-- GIVEN EXERCISE --
Pictures in the data should be dropped; transcribe exactly the lines from the one that has "Write a LaTeX" through the one that has "(lrtxt) at (444,400)".
★ ★ ★ ★ ★ ★ ★
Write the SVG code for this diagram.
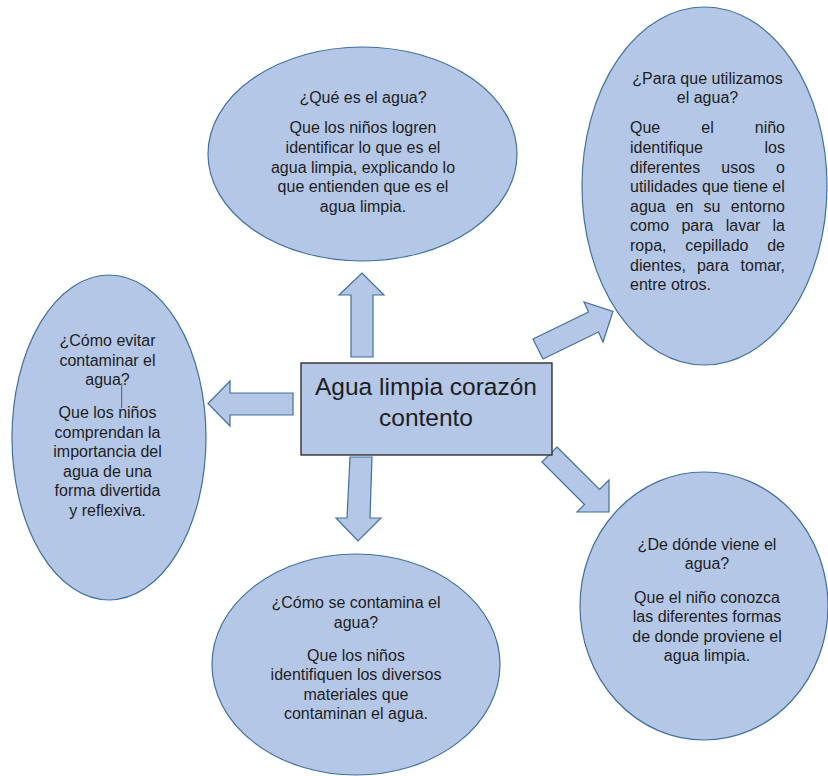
<svg xmlns="http://www.w3.org/2000/svg" width="828" height="776" viewBox="0 0 828 776">
<style>
.shape{fill:#B4C7E7;stroke:#41719C;stroke-width:1.2}
.box{fill:#B4C7E7;stroke:#222;stroke-width:1.3}
text{font-family:"Liberation Sans",Arial,sans-serif;font-size:16px;fill:#1e1e1e}
.c{text-anchor:middle}
.e{text-anchor:end}
.big{font-size:24.5px}
</style>
<rect width="828" height="776" fill="#fff"/>
<g id="connectors">
<polygon class="shape" points="351,357 351,295 339,295 362,273 384,295 373,295 373,357"/>
<polygon class="shape" points="293,393 230,393 230,381 208,403.5 230,426 230,415 293,415"/>
<polygon class="shape" points="350,457 372,457 370,518 381,518 358,541 336,518 347,518"/>
<polygon class="shape" points="533,339 588.5,312 584,302 613,311.5 603,342 598.5,332 543,359"/>
<polygon class="shape" points="557,447 599.5,489.5 609,480 609,512 577,512 584.5,504.5 542,462"/>
</g>
<g id="center">
<rect class="box" x="301" y="363" width="251" height="92"/>
<text class="c big" x="426" y="395">Agua limpia corazón</text>
<text class="c big" x="426" y="425.5">contento</text>
</g>
<g id="que-es">
<ellipse class="shape" cx="362.5" cy="154" rx="154.5" ry="107"/>
<text class="c" x="363" y="103">¿Qué es el agua?</text>
<text class="c" x="363" y="133.3">Que los niños logren</text>
<text class="c" x="363" y="153">identificar lo que es el</text>
<text class="c" x="363" y="172.6">agua limpia, explicando lo</text>
<text class="c" x="363" y="192.2">que entienden que es el</text>
<text class="c" x="363" y="211.8">agua limpia.</text>
</g>
<g id="para-que">
<ellipse class="shape" cx="704.5" cy="186" rx="122.5" ry="179"/>
<text class="c" x="707.5" y="84">¿Para que utilizamos</text>
<text class="c" x="707.5" y="102.5">el agua?</text>
<text x="630" y="133.3">Que</text><text x="701.3" y="133.3">el</text><text class="e" x="785" y="133.3">niño</text>
<text x="630" y="152.9">identifique</text><text class="e" x="785" y="152.9">los</text>
<text x="630" y="172.5">diferentes</text><text x="721.3" y="172.5">usos</text><text class="e" x="785" y="172.5">o</text>
<text x="630" y="192.1">utilidades que tiene el</text>
<text x="630" y="211.7">agua</text><text x="675.7" y="211.7">en</text><text x="703.6" y="211.7">su</text><text class="e" x="785" y="211.7">entorno</text>
<text x="630" y="231.3">como</text><text x="681.4" y="231.3">para</text><text x="725.7" y="231.3">lavar</text><text class="e" x="785" y="231.3">la</text>
<text x="630" y="250.9">ropa,</text><text x="685.3" y="250.9">cepillado</text><text class="e" x="785" y="250.9">de</text>
<text x="630" y="270.5">dientes,</text><text x="696.9" y="270.5">para</text><text class="e" x="785" y="270.5">tomar,</text>
<text x="630" y="290.1">entre otros.</text>
</g>
<g id="como-evitar">
<ellipse class="shape" cx="109" cy="437.5" rx="97" ry="162.5"/>
<text class="c" x="107.5" y="346">¿Cómo evitar</text>
<text class="c" x="107.5" y="365.6">contaminar el</text>
<text class="c" x="107.5" y="385.2">agua?</text>
<text class="c" x="107.5" y="418">Que los niños</text>
<text class="c" x="107.5" y="437.6">comprendan la</text>
<text class="c" x="107.5" y="457.2">importancia del</text>
<text class="c" x="107.5" y="476.8">agua de una</text>
<text class="c" x="107.5" y="496.4">forma divertida</text>
<text class="c" x="107.5" y="516">y reflexiva.</text>
<line x1="121.7" y1="383" x2="121.7" y2="408" stroke="#6b5a45" stroke-width="1"/>
</g>
<g id="como-se-contamina">
<ellipse class="shape" cx="356" cy="664.5" rx="144" ry="110.5"/>
<text class="c" x="356" y="608">¿Cómo se contamina el</text>
<text class="c" x="356" y="627.5">agua?</text>
<text class="c" x="356" y="660.7">Que los niños</text>
<text class="c" x="356" y="680.2">identifiquen los diversos</text>
<text class="c" x="356" y="699.6">materiales que</text>
<text class="c" x="356" y="719">contaminan el agua.</text>
</g>
<g id="de-donde">
<ellipse class="shape" cx="704" cy="606" rx="124" ry="134"/>
<text class="c" x="707" y="550">¿De dónde viene el</text>
<text class="c" x="707" y="569.2">agua?</text>
<text class="c" x="707" y="602.7">Que el niño conozca</text>
<text class="c" x="707" y="622.2">las diferentes formas</text>
<text class="c" x="707" y="641.7">de donde proviene el</text>
<text class="c" x="707" y="661.2">agua limpia.</text>
</g>
</svg>
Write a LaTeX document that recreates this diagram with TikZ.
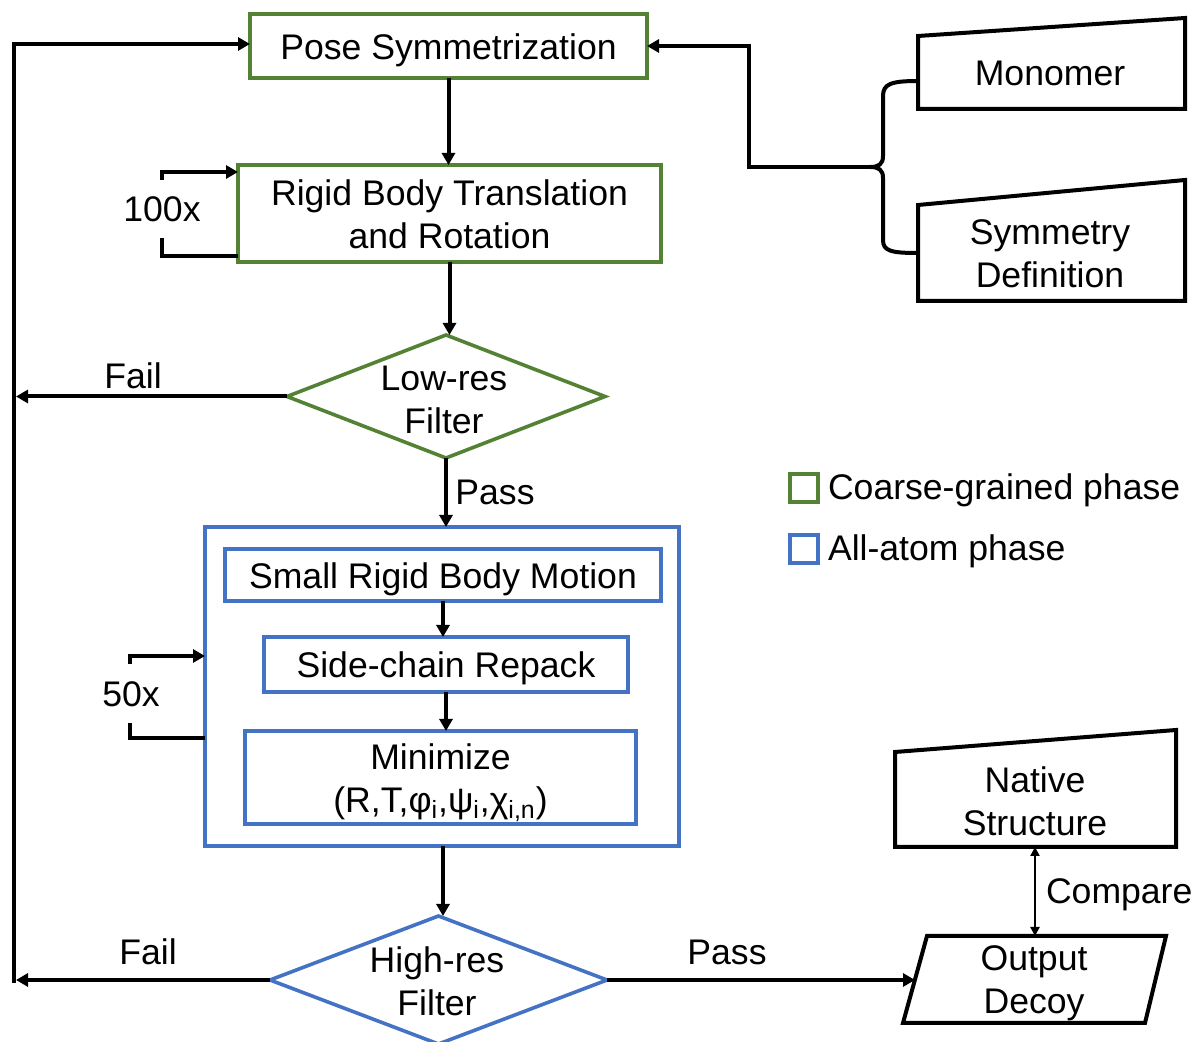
\documentclass[tikz,border=0pt]{standalone}
\usepackage{fontspec}
\setmainfont{Liberation Sans}
\usetikzlibrary{arrows.meta,shapes.geometric}
\definecolor{cgreen}{HTML}{548235}
\definecolor{cblue}{HTML}{4472C4}

\begin{document}
\begin{tikzpicture}[x=0.5pt,y=-0.5pt,
  every node/.style={font=\fontsize{17.8}{21.5}\selectfont, inner sep=0pt, outer sep=0pt},
  ln/.style={line width=2pt},
  arr/.style={line width=2pt, -{Triangle[length=6pt,width=6.5pt]}},
  dblarr/.style={line width=1.1pt, {Triangle[length=4.5pt,width=4.5pt]}-{Triangle[length=4.5pt,width=4.5pt]}},
  gbox/.style={draw=cgreen, line width=1.8pt, rectangle, align=center},
  bbox/.style={draw=cblue, line width=1.8pt, rectangle, align=center},
  gdia/.style={draw=cgreen, line width=1.8pt, diamond},
  bdia/.style={draw=cblue, line width=1.8pt, diamond},
  io/.style={draw=black, line width=2pt, line join=miter},
  tag/.style={fill=white},
  txt/.style={align=center}]

\useasboundingbox (0,0) rectangle (1196,1042);

% ---------- coarse-grained phase ----------
\node[gbox, minimum width=198.5pt, minimum height=32pt,
  label={[txt,yshift=-2pt]center:{Pose Symmetrization}}] (pose) at (448.5,46) {};
\node[gbox, minimum width=211.5pt, minimum height=48.5pt,
  label={[txt,yshift=-0.5pt]center:{Rigid Body Translation\\and Rotation}}] (rigid) at (449.5,213.5) {};
\node[gdia, minimum width=159pt, minimum height=61.5pt] (lr) at (446,396.5) {};
\node[txt] (lrtxt) at (444,400) {Low-res\\Filter};

% ---------- all-atom phase ----------
\node[bbox, minimum width=237pt, minimum height=159.5pt] (outer) at (442,686.5) {};
\node[bbox, minimum width=218pt, minimum height=26pt,
  label={[txt,yshift=-2.3pt]center:{Small Rigid Body Motion}}] (small) at (443,575) {};
\node[bbox, minimum width=182pt, minimum height=27.5pt,
  label={[txt,yshift=-2pt]center:{Side-chain Repack}}] (side) at (446,664.5) {};
\node[bbox, minimum width=195.5pt, minimum height=46.5pt,
  label={[txt,yshift=-2.5pt]center:{Minimize\\(R,T,φ\textsubscript{i},ψ\textsubscript{i},χ\textsubscript{i,n})}}] (mini) at (440.5,777.5) {};
\node[bdia, minimum width=168.5pt, minimum height=64pt] (hr) at (438.5,980) {};
\node[txt] (hrtxt) at (437,981) {High-res\\Filter};

% ---------- inputs and output ----------
\draw[io] (918,36) -- (1185,18) -- (1185,109) -- (918,109) -- cycle;
\node (mono) at (1050,73) {Monomer};
\draw[io] (918,205) -- (1185,180) -- (1185,301) -- (918,301) -- cycle;
\node[txt] (symdef) at (1050,254) {Symmetry\\Definition};
\draw[io] (895,752) -- (1176,730) -- (1176,847) -- (895,847) -- cycle;
\node[txt] (native) at (1035,801) {Native\\Structure};
\draw[io] (927,936) -- (1166,936) -- (1145,1023) -- (903,1023) -- cycle;
\node[txt] (decoy) at (1034,983) {Output\\Decoy};

\coordinate (monoin) at (918,81);
\coordinate (symin) at (918,253);
\coordinate (tip) at (870,167);
\coordinate (jn) at (749,0);
\coordinate (rail) at (14,0);
\coordinate (railend) at (16,0);
\coordinate (natS) at (1035,847);
\coordinate (decN) at (1035,936);
\coordinate (decW) at (915,980);

% curly brace joining the two inputs
\draw[ln] (monoin) .. controls (891,81) and (883,84) .. (883,96) -- (883,156)
  .. controls (883,164) and (879,167) .. (tip)
  .. controls (879,167) and (883,170) .. (883,178) -- (883,240)
  .. controls (883,251) and (891,253) .. (symin);
\draw[arr] (tip) -- (tip -| jn) |- (pose.east);

% ---------- main flow ----------
\draw[arr] (pose.south) -- (pose.south |- rigid.north);
\draw[arr] (rigid.south) -- (rigid.south |- lr.north);
\draw[arr] (lr.south) -- (lr.south |- outer.north);
\draw[arr] (small.south) -- (small.south |- side.north);
\draw[arr] (side.south) -- (side.south |- mini.north);
\draw[arr] (outer.south -| 443,0) -- (hr.north -| 443,0);
\draw[arr] (hr.east) -- (decW);
\draw[dblarr] (natS) -- (decN);

% fail branches back to the start
\draw[arr] (lr.west) -- (lr.west -| railend);
\draw[arr] (hr.west) -- (hr.west -| railend);
\draw[arr] (rail |- 0,983) -- (rail |- 0,44) -- (pose.west |- 0,44);

% ---------- repeat loops ----------
\coordinate (l100) at (162,0);
\coordinate (r1) at ([yshift=3pt]rigid.south west);
\coordinate (r2) at ([yshift=-3.5pt]rigid.north west);
\draw[arr] (r1) -- (r1 -| l100) -- (r2 -| l100) -- (r2);
\node[tag, minimum width=53pt, minimum height=29pt] (n100) at (162,209) {100x};

\coordinate (l50) at (130,0);
\coordinate (o1) at (205,738);
\coordinate (o2) at (205,656);
\draw[arr] (o1) -- (o1 -| l50) -- (o2 -| l50) -- (o2);
\node[tag, minimum width=44pt, minimum height=29.5pt] (n50) at (131,694) {50x};

% ---------- edge labels ----------
\node (fail1) at (133,376) {Fail};
\node (pass1) at (495,492) {Pass};
\node (fail2) at (148,952) {Fail};
\node (pass2) at (727,952) {Pass};
\node[anchor=west] (cmp) at (1046,895) {Compare};

% ---------- legend ----------
\node[draw=cgreen, line width=1.8pt, minimum size=14pt] (lg1) at (804,488) {};
\node[anchor=west] (lg1t) at (828,490.5) {Coarse-grained phase};
\node[draw=cblue, line width=1.8pt, minimum size=14pt] (lg2) at (804,549) {};
\node[anchor=west] (lg2t) at (828,551.5) {All-atom phase};
\end{tikzpicture}
\end{document}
★ ★ ★ ★ ★ ★ ★
-- SOLUTION TO THIS PROBLEM --
Write a LaTeX document that recreates this diagram with TikZ.
\documentclass[tikz,border=0pt]{standalone}
\usepackage{fontspec}
\setmainfont{Liberation Sans}
\usetikzlibrary{arrows.meta,shapes.geometric}
\definecolor{cgreen}{HTML}{548235}
\definecolor{cblue}{HTML}{4472C4}

\begin{document}
\begin{tikzpicture}[x=0.5pt,y=-0.5pt,
  every node/.style={font=\fontsize{17.8}{21.5}\selectfont, inner sep=0pt, outer sep=0pt},
  ln/.style={line width=2pt},
  arr/.style={line width=2pt, -{Triangle[length=6pt,width=6.5pt]}},
  dblarr/.style={line width=1.1pt, {Triangle[length=4.5pt,width=4.5pt]}-{Triangle[length=4.5pt,width=4.5pt]}},
  gbox/.style={draw=cgreen, line width=1.8pt, rectangle, align=center},
  bbox/.style={draw=cblue, line width=1.8pt, rectangle, align=center},
  gdia/.style={draw=cgreen, line width=1.8pt, diamond},
  bdia/.style={draw=cblue, line width=1.8pt, diamond},
  io/.style={draw=black, line width=2pt, line join=miter},
  tag/.style={fill=white},
  txt/.style={align=center}]

\useasboundingbox (0,0) rectangle (1196,1042);

% ---------- coarse-grained phase ----------
\node[gbox, minimum width=198.5pt, minimum height=32pt,
  label={[txt,yshift=-2pt]center:{Pose Symmetrization}}] (pose) at (448.5,46) {};
\node[gbox, minimum width=211.5pt, minimum height=48.5pt,
  label={[txt,yshift=-0.5pt]center:{Rigid Body Translation\\and Rotation}}] (rigid) at (449.5,213.5) {};
\node[gdia, minimum width=159pt, minimum height=61.5pt] (lr) at (446,396.5) {};
\node[txt] (lrtxt) at (444,400) {Low-res\\Filter};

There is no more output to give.